Treat the primary index as a free search index

A default IBM Cloudant document _id is a 32-character string, encoding 128 bits of random data. The _id attribute is used to construct the database’s primary index, which is used by IBM Cloudant to retrieve documents by _id or ranges of keys when the user supplies a startkey/endkey pair. We can leverage this fact to pack our data into the _id field and use it as a “free” index that can query for ranges of values.

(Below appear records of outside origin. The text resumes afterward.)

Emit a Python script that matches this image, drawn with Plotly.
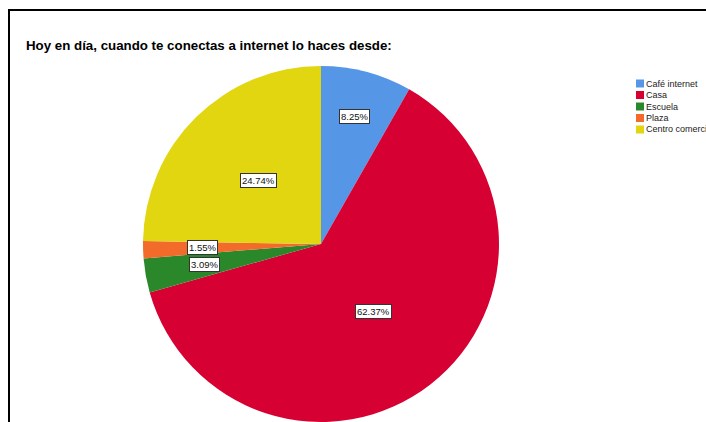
import math
import plotly.graph_objects as go

# Responses: "Hoy en día, cuando te conectas a internet lo haces desde:"
categories = ["Café internet", "Casa", "Escuela", "Plaza", "Centro comercial"]
counts = [16, 121, 6, 3, 48]
colors = ["#5596E6", "#D70032", "#2A882B", "#F26B2A", "#E1D60F"]
title = "Hoy en día, cuando te conectas a internet lo haces desde:"

W, H = 706, 422
R = 178                      # pie radius in px
CX, CY = 321, H - R          # pie centre in px (from top-left)
FONT = "Liberation Sans, Arial, sans-serif"

# radial position of each percentage box, as a fraction of the radius
label_radius = [0.74, 0.48, 0.665, 0.667, 0.50]

fig = go.Figure(
    go.Pie(
        labels=categories,
        values=counts,
        sort=False,
        direction="clockwise",
        rotation=0,
        marker=dict(colors=colors, line=dict(width=0)),
        textinfo="none",
        hoverinfo="label+percent",
        showlegend=False,
        domain=dict(x=[(CX - R) / W, (CX + R) / W], y=[0, 2 * R / H]),
    )
)

annotations = []
shapes = []

# percentage boxes at the middle angle of each slice
total = sum(counts)
start = 0.0
for v, f in zip(counts, label_radius):
    share = v / total
    mid = (start + share / 2) * 2 * math.pi
    start += share
    px = CX + f * R * math.sin(mid)
    py = CY - f * R * math.cos(mid)
    annotations.append(dict(
        x=px / W, y=1 - py / H, xref="paper", yref="paper",
        text=f"{share * 100:.2f}%", showarrow=False,
        xanchor="center", yanchor="middle",
        font=dict(family=FONT, size=9.5, color="#111111"),
        bgcolor="white", bordercolor="#333333", borderwidth=1, borderpad=1,
    ))

# title
annotations.append(dict(
    x=24 / W, y=1 - 45 / H, xref="paper", yref="paper",
    text=title, showarrow=False, xanchor="left", yanchor="middle",
    font=dict(family=FONT, size=13.3, color="#000000", weight="bold"),
))

# compact legend: swatch + name per category
LEG_X, LEG_Y0, LEG_STEP, SW = 636, 83.5, 11.5, 8
for i, (name, col) in enumerate(zip(categories, colors)):
    yc = LEG_Y0 + i * LEG_STEP
    shapes.append(dict(
        type="rect", xref="paper", yref="paper",
        x0=LEG_X / W, x1=(LEG_X + SW) / W,
        y0=1 - (yc + SW / 2) / H, y1=1 - (yc - SW / 2) / H,
        fillcolor=col, line=dict(width=0),
    ))
    annotations.append(dict(
        x=(LEG_X + SW) / W, y=1 - yc / H, xref="paper", yref="paper",
        text=name, showarrow=False, xanchor="left", yanchor="middle",
        font=dict(family=FONT, size=9, color="#222222"),
    ))

# frame lines along the top and left
shapes.append(dict(type="line", xref="paper", yref="paper",
                   x0=8 / W, x1=1.01, y0=1 - 10 / H, y1=1 - 10 / H,
                   line=dict(color="black", width=2)))
shapes.append(dict(type="line", xref="paper", yref="paper",
                   x0=9 / W, x1=9 / W, y0=1 - 10 / H, y1=-0.01,
                   line=dict(color="black", width=2)))

fig.update_layout(
    width=W, height=H,
    margin=dict(l=0, r=0, t=0, b=0, autoexpand=False),
    paper_bgcolor="white",
    plot_bgcolor="white",
    annotations=annotations,
    shapes=shapes,
    showlegend=False,
)

fig.write_html("out.html")
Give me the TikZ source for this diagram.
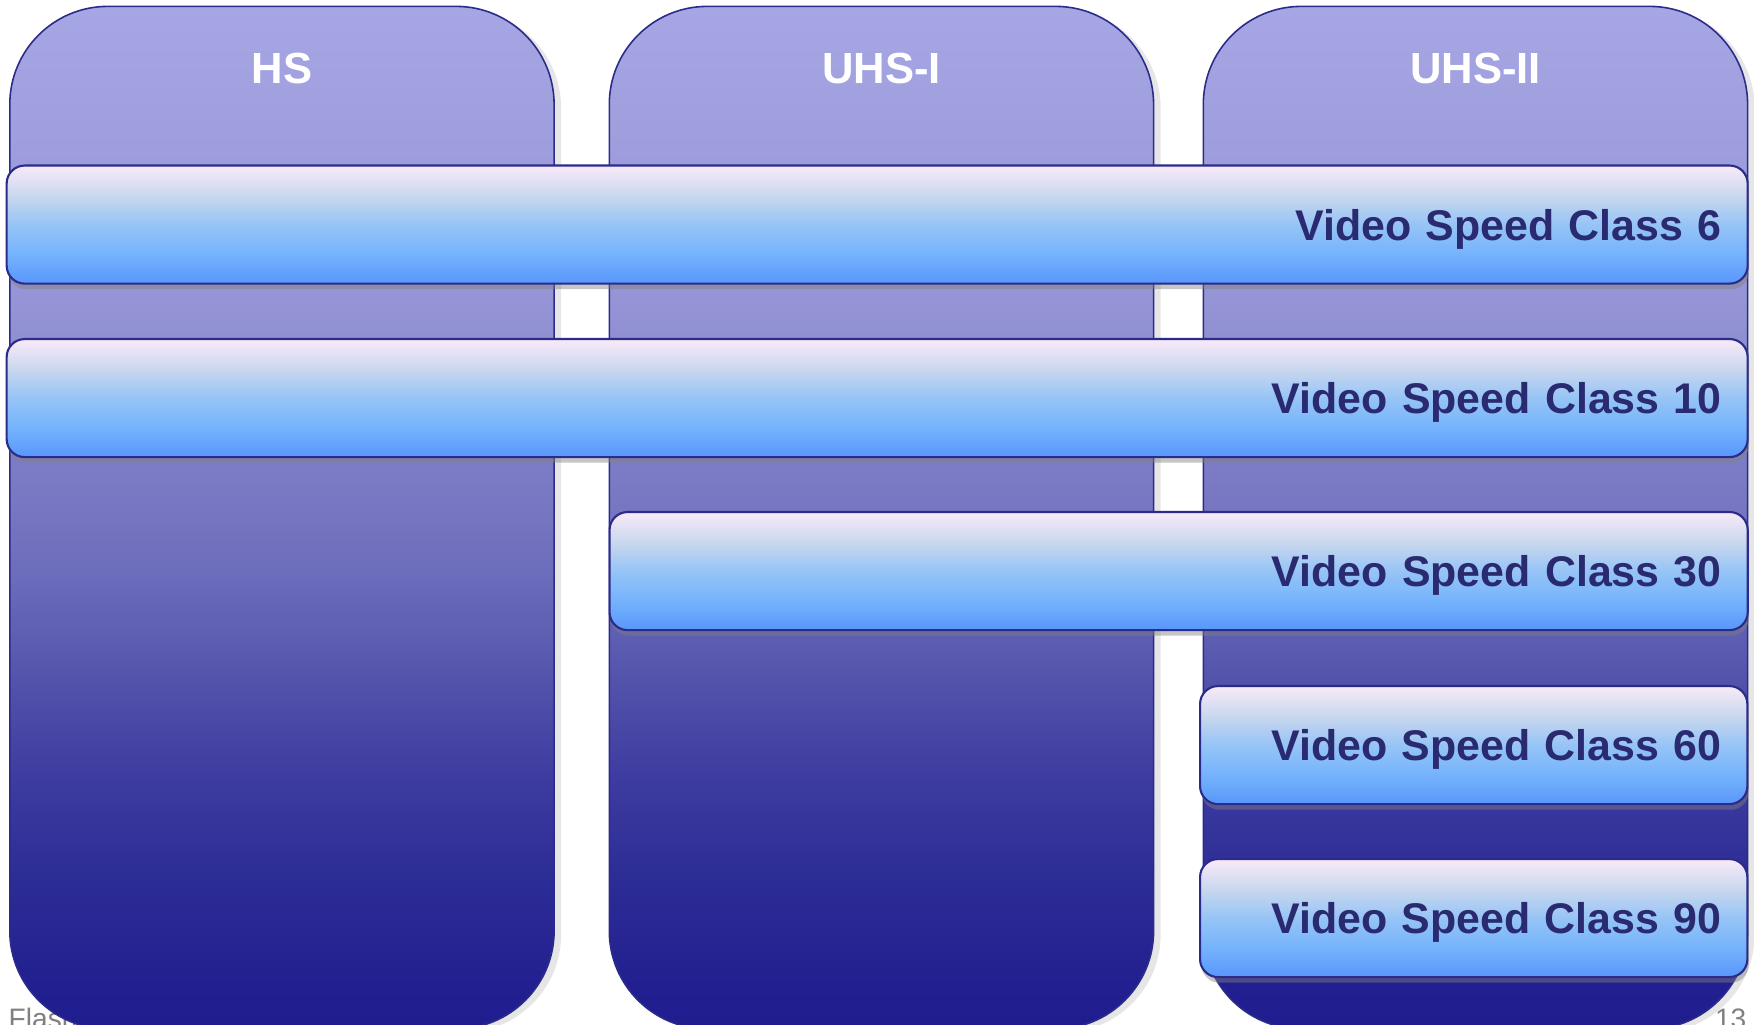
\documentclass[tikz,border=0pt]{standalone}
\usepackage{fontspec}
\setmainfont{Liberation Sans}
\usetikzlibrary{shadows,positioning}

\definecolor{edgeNavy}{RGB}{43,43,138}
\definecolor{barText}{RGB}{42,42,112}
\definecolor{footGray}{RGB}{128,128,128}

% lane fill: light lavender on top, deep navy at the bottom
\pgfdeclareverticalshading{lanefade}{100bp}{%
  color(0bp)=(rgb,255:red,31;green,29;blue,143);
  color(25bp)=(rgb,255:red,31;green,29;blue,143);
  color(27.7bp)=(rgb,255:red,35;green,33;blue,145);
  color(32.6bp)=(rgb,255:red,45;green,45;blue,150);
  color(37.4bp)=(rgb,255:red,62;green,60;blue,160);
  color(42.3bp)=(rgb,255:red,84;green,84;blue,172);
  color(47.1bp)=(rgb,255:red,108;green,108;blue,188);
  color(53.6bp)=(rgb,255:red,127;green,127;blue,200);
  color(61.2bp)=(rgb,255:red,150;green,150;blue,215);
  color(75bp)=(rgb,255:red,166;green,166;blue,228);
  color(100bp)=(rgb,255:red,166;green,166;blue,228)}

% bar fill: pale pink on top, bright blue at the bottom
\pgfdeclareverticalshading{barfade}{100bp}{%
  color(0bp)=(rgb,255:red,88;green,150;blue,252);
  color(25bp)=(rgb,255:red,88;green,150;blue,252);
  color(38bp)=(rgb,255:red,118;green,180;blue,252);
  color(50bp)=(rgb,255:red,150;green,196;blue,246);
  color(62bp)=(rgb,255:red,200;green,215;blue,238);
  color(75bp)=(rgb,255:red,249;green,234;blue,248);
  color(100bp)=(rgb,255:red,249;green,234;blue,248)}

\tikzset{
  lane/.style={draw=edgeNavy, line width=0.45pt, rounded corners=0.98cm,
    shading=lanefade, anchor=north west,
    minimum width=5.44cm, minimum height=10.22cm,
    drop shadow={shadow xshift=2pt, shadow yshift=-1pt, opacity=0.2}},
  lanehead/.style={text=white, font=\bfseries\fontsize{12.4}{15}\selectfont},
  speedbar/.style={draw=edgeNavy, line width=0.6pt, rounded corners=0.18cm,
    shading=barfade, anchor=north west, minimum height=1.18cm,
    inner xsep=0.26cm, minimum width=#1cm, text width=#1cm-0.52cm,
    align=right, text depth=0pt,
    text=barText, font=\bfseries\fontsize{12.2}{15}\selectfont,
    drop shadow={shadow xshift=0.4pt, shadow yshift=-1.6pt, opacity=0.45}},
  footer/.style={text=footGray, font=\fontsize{8}{10}\selectfont, inner sep=0pt}
}

\begin{document}
\begin{tikzpicture}[x=0.01cm, y=-0.01cm]
  \useasboundingbox (0,0) rectangle (1754,1025);

  % slide footer, mostly hidden behind the lanes
  \node[footer, anchor=base west] (foot) at (8,1028) {Flash};
  \node[footer, anchor=base east] (page) at (1747,1028) {13};

  % bus interface lanes
  \node[lane] (hs) at (9,5.6) {};
  \node[lane] (uhs1) at (608.5,5.6) {};
  \node[lane] (uhs2) at (1202.5,5.6) {};
  \node[lanehead] (hslbl) at ([yshift=-0.63cm]hs.north) {HS};
  \node[lanehead] (uhs1lbl) at ([yshift=-0.63cm]uhs1.north) {UHS-I};
  \node[lanehead] (uhs2lbl) at ([yshift=-0.63cm]uhs2.north) {UHS-II};

  % video speed classes
  \node[speedbar=17.40] (v6) at (5.6,164.5) {Video Speed Class 6};
  \node[speedbar=17.40] (v10) at (5.6,338) {Video Speed Class 10};
  \node[speedbar=11.375] (v30) at (608.5,511) {Video Speed Class 30};
  \node[speedbar=5.47] (v60) at (1199,685) {Video Speed Class 60};
  \node[speedbar=5.47] (v90) at (1199,858) {Video Speed Class 90};
\end{tikzpicture}
\end{document}
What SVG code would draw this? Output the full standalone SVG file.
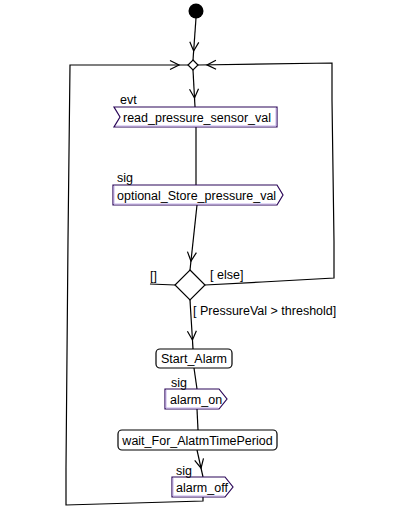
<svg xmlns="http://www.w3.org/2000/svg" width="404" height="518" viewBox="0 0 404 518">
<style>
.t{font-family:"Liberation Sans",Arial,sans-serif;font-size:12.5px;fill:#000}
.ln{fill:none;stroke:#000;stroke-width:1.2}
.act{fill:#fff;stroke:#000;stroke-width:1.2}
.sg{fill:#fff;stroke:#2a0658;stroke-width:1.2}
.hl{fill:none;stroke:#c4b0e8;stroke-width:1}
</style>
<defs>
<marker id="ah" markerUnits="userSpaceOnUse" viewBox="-10 -6 24 12" markerWidth="24" markerHeight="12" refX="9" refY="0" orient="auto" overflow="visible">
<path d="M-9,-4.5 L0,0 L-9,4.5" fill="none" stroke="#000" stroke-width="1.2"/>
</marker>
</defs>
<rect width="404" height="518" fill="#fff"/>
<g id="connectors">
<path class="ln" d="M196,18 L193,60" marker-end="url(#ah)"/>
<path class="ln" d="M193,70 L195,107" marker-end="url(#ah)"/>
<path class="ln" d="M196,127 L196,185"/>
<path class="ln" d="M197,205 L190,270" marker-end="url(#ah)"/>
<path class="ln" d="M190,300 L193,349" marker-end="url(#ah)"/>
<path class="ln" d="M194,368 L197,389"/>
<path class="ln" d="M197,409 L198,430"/>
<path class="ln" d="M197,450 L203,477" marker-end="url(#ah)"/>
<path class="ln" d="M203,497 L203,501 L66,505 L66,468 L68,240 L70,65 L188,65" marker-end="url(#ah)"/>
<path class="ln" d="M205,285 L262,282 L334,278 L334,242 L332,100 L332,63 L198,65" marker-end="url(#ah)"/>
<path class="ln" d="M150,284 L175,285"/>
<text class="t" x="150" y="280">[]</text>
<text class="t" x="210" y="279">[ else]</text>
<text class="t" x="193" y="315">[ PressureVal &gt; threshold]</text>
</g>
<g id="initial">
<circle cx="196" cy="11" r="7.5" fill="#000"/>
</g>
<g id="merge">
<path class="act" d="M193,60 L198,65 L193,70 L188,65 Z"/>
</g>
<g id="read_pressure_sensor_val">
<path class="sg" d="M114,107 L277,107 L277,127 L114,127 L120,117 Z"/>
<path class="hl" d="M276,108 L276,126 L116,126"/>
<text class="t" x="120" y="104">evt</text>
<text class="t" x="123" y="122">read_pressure_sensor_val</text>
</g>
<g id="optional_Store_pressure_val">
<path class="sg" d="M113,185 L277,185 L283,195 L277,205 L113,205 Z"/>
<path class="hl" d="M114,186 L114,204 L276,204"/>
<text class="t" x="117" y="182">sig</text>
<text class="t" x="117" y="200">optional_Store_pressure_val</text>
</g>
<g id="decision">
<path class="act" d="M190,270 L205,285 L190,300 L175,285 Z"/>
</g>
<g id="Start_Alarm">
<rect class="act" x="156" y="349" width="76" height="19" rx="4"/>
<text class="t" x="194" y="363" text-anchor="middle">Start_Alarm</text>
</g>
<g id="alarm_on">
<path class="sg" d="M165,389 L219,389 L227,399 L219,409 L165,409 Z"/>
<path class="hl" d="M166,390 L166,408 L218,408"/>
<text class="t" x="171" y="387">sig</text>
<text class="t" x="170" y="404">alarm_on</text>
</g>
<g id="wait_For_AlatmTimePeriod">
<rect class="act" x="118" y="430" width="159" height="20" rx="4"/>
<text class="t" x="197.5" y="444.5" text-anchor="middle">wait_For_AlatmTimePeriod</text>
</g>
<g id="alarm_off">
<path class="sg" d="M172,477 L225,477 L233,487 L225,497 L172,497 Z"/>
<path class="hl" d="M173,478 L173,496 L224,496"/>
<text class="t" x="176" y="475">sig</text>
<text class="t" x="176" y="492">alarm_off</text>
</g>
</svg>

See some examples in the following list:

  • Use time-sortable document IDs so that your documents are sorted into rough date and time order. This sorting makes it easy to retrieve recent additions to the database. For more information, see Time-sortable -IDs.
  • Pack searchable data into your _id field, for example, <customerid>~<date>~<orderid> can be used to retrieve data by customer, customer/date, or customer/date/orderid.
  • In a partitioned database, the judicious choice of partition key allows an entire database to be winnowed down to a handful of documents for a known partition key. Make sure that your partitioning schema solves your most common use case.
  • In a partitioned database, the two parts of the key have to contain your user-supplied data (no auto-generated _ids exist) so it’s best to use it optimally. For example, in an IoT application, <sensorid>:<time-sortable-id> allows data to be sorted by sensor and time without a secondary index. Implement this schema with time-boxed databases for best results.